Thursday, January 31, 2013

Module 6 Chapter 7, Quillwork

Some samples using quillwork techniques with different materials, mounted on one of the pieces of canvas from chapter 3 painted with gesso, egg tempera and spices (still smells luscious).

I have used little offcuts of metal from earlier coursework as 'quills' in some of these - they were easy to cut and bend but I snagged my fingers on the edges; next time I will wear thimbles.  I also found it was easy to cut the stitches by accident when feeding the strips through.
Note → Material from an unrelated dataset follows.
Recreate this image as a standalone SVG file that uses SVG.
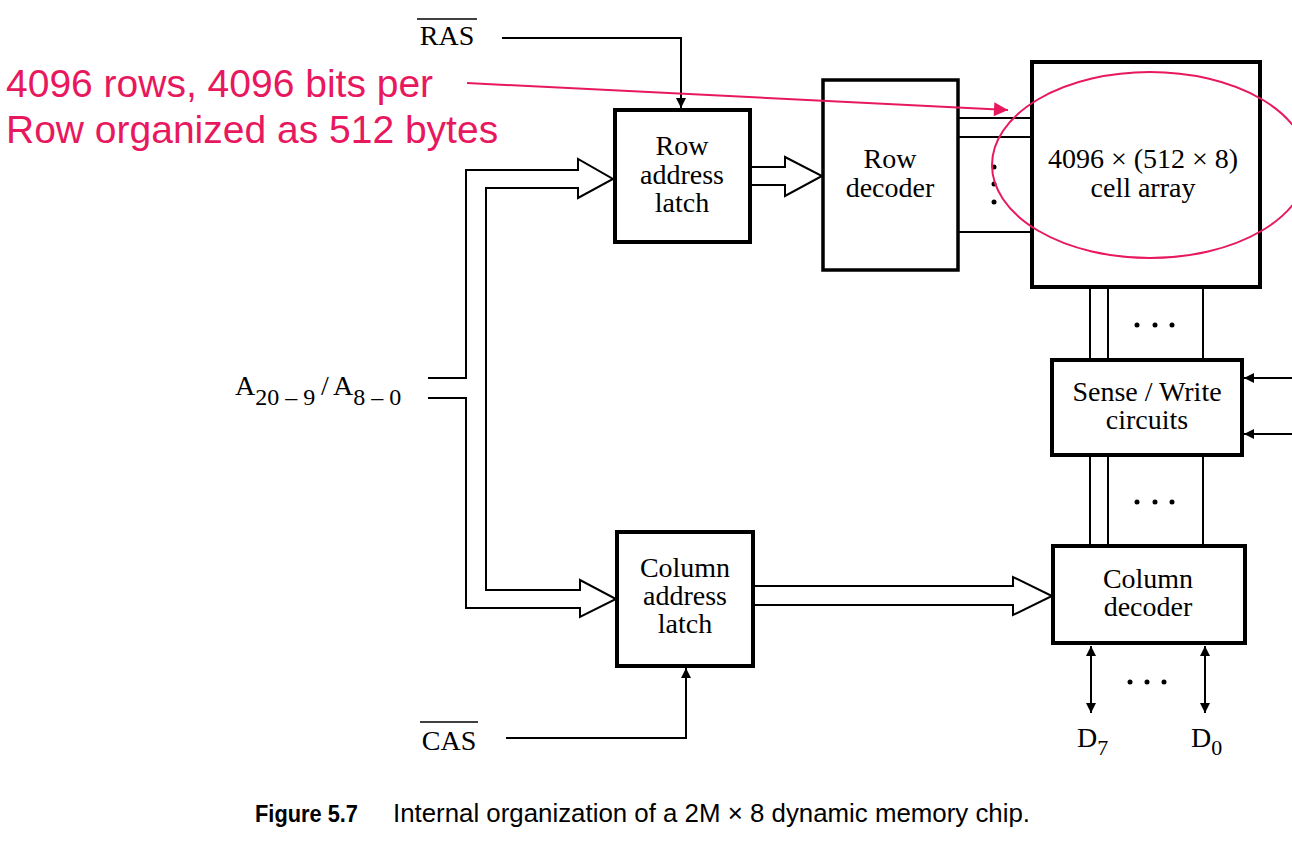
<svg xmlns="http://www.w3.org/2000/svg" width="1292" height="861" viewBox="0 0 1292 861">
<defs>
<style>
.box{fill:#fff;stroke:#000;stroke-width:4}
.ln{fill:none;stroke:#000;stroke-width:2}
.t{font-family:"Liberation Serif","Times New Roman",serif;font-size:28px;fill:#000;text-anchor:middle}
.pk{font-family:"Liberation Sans",Arial,sans-serif;font-size:39px;fill:#E8185F}
.dot{fill:#000}
</style>
<marker id="ah" viewBox="0 0 10 10" refX="10" refY="5" markerWidth="14" markerHeight="10" markerUnits="userSpaceOnUse" orient="auto-start-reverse">
<path d="M0,0 L10,5 L0,10 z" fill="#000"/>
</marker>
<marker id="pah" viewBox="0 0 10 10" refX="10" refY="5" markerWidth="18" markerHeight="14" markerUnits="userSpaceOnUse" orient="auto">
<path d="M0,0 L10,5 L0,10 z" fill="#E8185F"/>
</marker>
</defs>
<rect width="1292" height="861" fill="#fff"/>

<g id="connectors">
<path class="ln" d="M428,378 H466 V170 H578 V159 L613,179 L578,198 V188 H486 V590 H580 V580 L616,599 L580,617 V608 H466 V398 H428"/>
<path class="ln" d="M751,167 H785 V157 L822,176 L785,196 V185 H751"/>
<path class="ln" d="M753,586 H1013 V577 L1052,596 L1013,615 V605 H753"/>
<path class="ln" d="M502,38 H681 V108" marker-end="url(#ah)"/>
<path class="ln" d="M506,738 H686 V668" marker-end="url(#ah)"/>
<path class="ln" d="M958,118 H1032 M958,137 H1032 M958,232 H1032"/>
<circle class="dot" cx="994" cy="167" r="2.5"/>
<circle class="dot" cx="994" cy="184" r="2.5"/>
<circle class="dot" cx="994" cy="202" r="2.5"/>
<path class="ln" d="M1090,287 V360 M1108,287 V360 M1203,287 V360"/>
<circle class="dot" cx="1137" cy="325" r="2.5"/>
<circle class="dot" cx="1155" cy="325" r="2.5"/>
<circle class="dot" cx="1172" cy="325" r="2.5"/>
<path class="ln" d="M1090,455 V546 M1108,455 V546 M1203,455 V546"/>
<circle class="dot" cx="1137" cy="502" r="2.5"/>
<circle class="dot" cx="1155" cy="502" r="2.5"/>
<circle class="dot" cx="1172" cy="502" r="2.5"/>
<path class="ln" d="M1292,378 H1244" marker-end="url(#ah)"/>
<path class="ln" d="M1292,434 H1244" marker-end="url(#ah)"/>
<path class="ln" d="M1091,646 V713" marker-start="url(#ah)" marker-end="url(#ah)"/>
<path class="ln" d="M1205,646 V713" marker-start="url(#ah)" marker-end="url(#ah)"/>
<circle class="dot" cx="1130" cy="682" r="2.5"/>
<circle class="dot" cx="1147" cy="682" r="2.5"/>
<circle class="dot" cx="1164" cy="682" r="2.5"/>
</g>

<g id="row-latch">
<rect class="box" x="615" y="110" width="135" height="132"/>
<text class="t" x="682" y="155">Row</text>
<text class="t" x="682" y="184">address</text>
<text class="t" x="682" y="212">latch</text>
</g>

<g id="row-decoder">
<rect class="box" x="823" y="80" width="135" height="190" style="stroke-width:3.5"/>
<text class="t" x="890" y="168">Row</text>
<text class="t" x="890" y="197">decoder</text>
</g>

<g id="cell-array">
<rect class="box" x="1032" y="62" width="228" height="225"/>
<text class="t" x="1143" y="168">4096 × (512 × 8)</text>
<text class="t" x="1143" y="197">cell array</text>
</g>

<g id="sense-write">
<rect class="box" x="1052" y="360" width="190" height="95"/>
<text class="t" x="1147" y="401">Sense / Write</text>
<text class="t" x="1147" y="429">circuits</text>
</g>

<g id="column-decoder">
<rect class="box" x="1053" y="546" width="192" height="97"/>
<text class="t" x="1148" y="588">Column</text>
<text class="t" x="1148" y="616">decoder</text>
</g>

<g id="column-latch">
<rect class="box" x="617" y="532" width="136" height="134"/>
<text class="t" x="685" y="577">Column</text>
<text class="t" x="685" y="605">address</text>
<text class="t" x="685" y="633">latch</text>
</g>

<g id="labels">
<text class="t" x="447" y="45">RAS</text>
<line x1="417" y1="19" x2="477" y2="19" stroke="#000" stroke-width="1.5"/>
<text class="t" x="449" y="750">CAS</text>
<line x1="420" y1="722" x2="478" y2="722" stroke="#000" stroke-width="1.5"/>
<text class="t" x="235" y="395" style="text-anchor:start">A<tspan font-size="24" dy="10">20 – 9</tspan><tspan x="321" dy="-10">/</tspan><tspan x="333">A</tspan><tspan font-size="24" dy="10">8 – 0</tspan></text>
<text class="t" x="1077" y="747" style="text-anchor:start">D<tspan font-size="22" dy="8">7</tspan></text>
<text class="t" x="1191" y="747" style="text-anchor:start">D<tspan font-size="22" dy="8">0</tspan></text>
</g>

<g id="annotation">
<text class="pk" x="6" y="97">4096 rows, 4096 bits per</text>
<text class="pk" x="6" y="143">Row organized as 512 bytes</text>
<line x1="467" y1="83" x2="1008" y2="110" stroke="#E8185F" stroke-width="2" marker-end="url(#pah)"/>
<ellipse cx="1150" cy="165" rx="158" ry="93" fill="none" stroke="#E8185F" stroke-width="2"/>
</g>

<g id="caption">
<text x="255" y="822" textLength="103" lengthAdjust="spacingAndGlyphs" style="font-family:'Liberation Sans',Arial,sans-serif;font-size:24px;font-weight:bold">Figure 5.7</text>
<text x="393" y="822" textLength="637" lengthAdjust="spacingAndGlyphs" style="font-family:'Liberation Sans',Arial,sans-serif;font-size:26px">Internal organization of a 2M × 8 dynamic memory chip.</text>
</g>
</svg>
They make interesting patterns with the different colours on front and back.


1 Single 'quill' over 2 lines of stitching, top is tomato puree tube (heated, painted and pierced), bottom is a thin copper shim.
2 Again over two lines of stitching.  Top is single piece of raffia, bottom is a strip of copper shim and one from a drinks can (heated).
3. A single strip over one line of stitching - from a thicker piece of metal.
4. Curved line made over two rows of stitching, this time using both ends of a single strip simultaneously to make the braid (joining strips in as needed).  Strips were cut from one of the envelopes made into leathery surfaces in chapter 3, which has colour on both sides where it has soaked through.  Being crumpled and waxed made the paper strips soft so they bend well, but also made them  prone to being damaged by the threads which caused them to tear.
5. Oval shape using both ends of one strip of dyed fabric, tucking loose ends underneath to join a new piece.  This gives a slightly raised fabric motif with a clearly defined edge which I rather like - much more fun to do than turned edge applique.  I think this would very effective over some padding.

1 comment:

Heather said...

Sounds dangerous. Blood and sweat but hopefully no tears! I love the oval piece.